Effects of bismuth particle inclusions on surface and internal wear of single crystal iron: A molecular dynamics simulation

The influence of bismuth (Bi) nanoparticles on single-crystal iron (Fe) under rigid ball rolling-sliding friction conditions is investigated using molecular dynamics simulations.Various aspects such as frictional force, dislocation length, dislocation configuration, and frictional surface are examined, along with the characteristics of bismuth particles at different depths of inclusion during wear provide partial theories for the application of free-cutting steels containing Bi. The results indicate that the morphology of wear chips accumulation and the lattice structure of wear chips depend significantly on the different forms of Bi inclusions and rotation periods of rigid ball.

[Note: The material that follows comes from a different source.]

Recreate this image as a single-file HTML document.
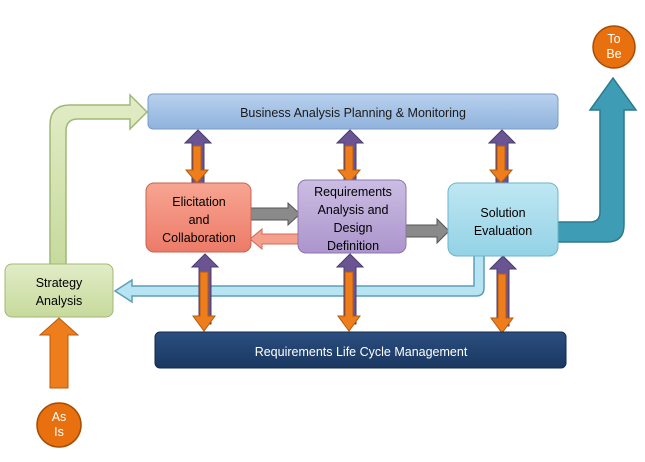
<!DOCTYPE html>
<html><head><meta charset="utf-8"><style>
body{margin:0;background:#fff}
svg{display:block}
text{font-family:"Liberation Sans",sans-serif;font-size:12.5px;text-anchor:middle}
</style></head><body>
<svg width="645" height="462" viewBox="0 0 645 462" xmlns="http://www.w3.org/2000/svg">
<defs>
<linearGradient id="gb" x1="0" y1="0" x2="0" y2="1"><stop offset="0" stop-color="#b9d1ee"/><stop offset="1" stop-color="#8fb2dc"/></linearGradient>
<linearGradient id="ge" x1="0" y1="0" x2="0" y2="1"><stop offset="0" stop-color="#f7a592"/><stop offset="1" stop-color="#ec7b68"/></linearGradient>
<linearGradient id="gr" x1="0" y1="0" x2="0" y2="1"><stop offset="0" stop-color="#cbbde3"/><stop offset="1" stop-color="#ab95cc"/></linearGradient>
<linearGradient id="gs" x1="0" y1="0" x2="0" y2="1"><stop offset="0" stop-color="#bfe7f3"/><stop offset="1" stop-color="#93d2e6"/></linearGradient>
<linearGradient id="gg" x1="0" y1="0" x2="0" y2="1"><stop offset="0" stop-color="#e2ecc6"/><stop offset="1" stop-color="#c7da9c"/></linearGradient>
<linearGradient id="gn" x1="0" y1="0" x2="0" y2="1"><stop offset="0" stop-color="#2b4f80"/><stop offset="1" stop-color="#1a3760"/></linearGradient>
<g id="d1">
<path d="M-6,13 L-13,13 L0,0 L13,13 L6,13 L6,54 L-6,54 Z" fill="#6a5592" stroke="#4b3a70"/>
<path d="M-5,16 L3,16 L3,40 L10,40 L-1,53 L-12,40 L-5,40 Z" fill="#ee7d1c" stroke="#b85a0c"/>
</g>
<g id="d2">
<path d="M-6,13 L-13,13 L0,0 L13,13 L6,13 L6,70 L-6,70 Z" fill="#6a5592" stroke="#4b3a70"/>
<path d="M-5,18 L3,18 L3,62 L10,62 L-1,77 L-12,62 L-5,62 Z" fill="#ee7d1c" stroke="#b85a0c"/>
</g>
</defs>
<path d="M50,266 L50,125 Q50,105 70,105 L130,105 L130,95 L147,112 L130,129 L130,119 L78,119 Q66,119 66,131 L66,266 Z" fill="url(#gg)" stroke="#9fb877" stroke-width="1.5"/>
<path d="M555,222 L590,222 Q600,222 600,212 L600,110 L590,110 L613,78 L636,110 L624,110 L624,225 Q624,242 607,242 L555,242 Z" fill="#3f9cb5" stroke="#2d7a8f" stroke-width="1.5"/>
<path d="M474,250 L484,250 L484,288 Q484,296 476,296 L132,296 L132,302 L115,291 L132,280 L132,286 L474,286 Z" fill="#b7e4f2" stroke="#5d9eb7" stroke-width="1.5"/>
<path d="M50,388 L50,335 L40,335 L59,318 L78,335 L68,335 L68,388 Z" fill="#ee7d1c" stroke="#b85a0c"/>
<rect x="148" y="94" width="410" height="35" rx="5" fill="url(#gb)" stroke="#7b9cc4"/>
<text x="353" y="117" fill="#1a1a1a">Business Analysis Planning &amp; Monitoring</text>
<use href="#d1" x="198" y="130"/>
<use href="#d1" x="350" y="130"/>
<use href="#d1" x="502" y="130"/>
<use href="#d2" x="205" y="254"/>
<use href="#d2" x="350" y="254"/>
<use href="#d2" x="503" y="256"/>
<rect x="155" y="332" width="411" height="36" rx="5" fill="url(#gn)" stroke="#122a4a"/>
<text x="361" y="356" fill="#fff">Requirements Life Cycle Management</text>
<path d="M246,208 L288,208 L288,203 L300,214 L288,225 L288,220 L246,220 Z" fill="#8a8a8a" stroke="#555"/>
<path d="M404,225 L437,225 L437,219 L449,231 L437,243 L437,237 L404,237 Z" fill="#8a8a8a" stroke="#555"/>
<path d="M302,234 L262,234 L262,229 L250,239 L262,249 L262,244 L302,244 Z" fill="#f4a08c" stroke="#d06a58"/>
<rect x="146" y="183" width="105" height="69" rx="8" fill="url(#ge)" stroke="#c96350"/>
<text x="199" y="206">Elicitation</text><text x="199" y="224">and</text><text x="199" y="242">Collaboration</text>
<rect x="298" y="180" width="108" height="73" rx="8" fill="url(#gr)" stroke="#8c77ae"/>
<text x="353" y="196">Requirements</text><text x="353" y="214">Analysis and</text><text x="353" y="232">Design</text><text x="353" y="250">Definition</text>
<rect x="448" y="183" width="110" height="73" rx="9" fill="url(#gs)" stroke="#6bb5cc"/>
<text x="503" y="217">Solution</text><text x="503" y="235">Evaluation</text>
<rect x="5" y="264" width="108" height="53" rx="7" fill="url(#gg)" stroke="#9fb877"/>
<text x="59" y="287">Strategy</text><text x="59" y="305">Analysis</text>
<circle cx="59" cy="425" r="22" fill="#e8700f" stroke="#a64d05" stroke-width="1.5"/>
<text x="59" y="421" fill="#fff" font-size="11">As</text><text x="59" y="436" fill="#fff" font-size="11">Is</text>
<circle cx="614" cy="47" r="21" fill="#e8700f" stroke="#a64d05" stroke-width="1.5"/>
<text x="614" y="43" fill="#fff" font-size="11">To</text><text x="614" y="58" fill="#fff" font-size="11">Be</text>
</svg>
</body></html>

The extracted atomic displacement vectors theoretically explain the reasons for different accumulation morphologies and reveal atomic trajectories for subsurface damage due to inward movements. Furthermore, comparing the friction force curves between specimens with inclusions and pure Fe demonstrates that the softer Bi particles soften the workpiece, leading to corresponding wear and damage even at lower friction forces compared to the pure Fe model. Additionally, the study finds that dislocations play a dominant role in wear damage, with Bi particles hindering dislocation slip, as evidenced by the significant inhibition of Von Mises stresses by bismuth. Bi also prevents dislocation nucleation within itself, avoiding deeper wear damage to the iron matrix after slip, ultimately resulting in less severe subsurface frictional damage in the inclusion model compared to pure iron. Deeper inclusions significantly induce the generation of high-energy dislocations during wear, attributed to Bi aiding in strain energy storage, thereby higher strain energy for dislocations in Fe media.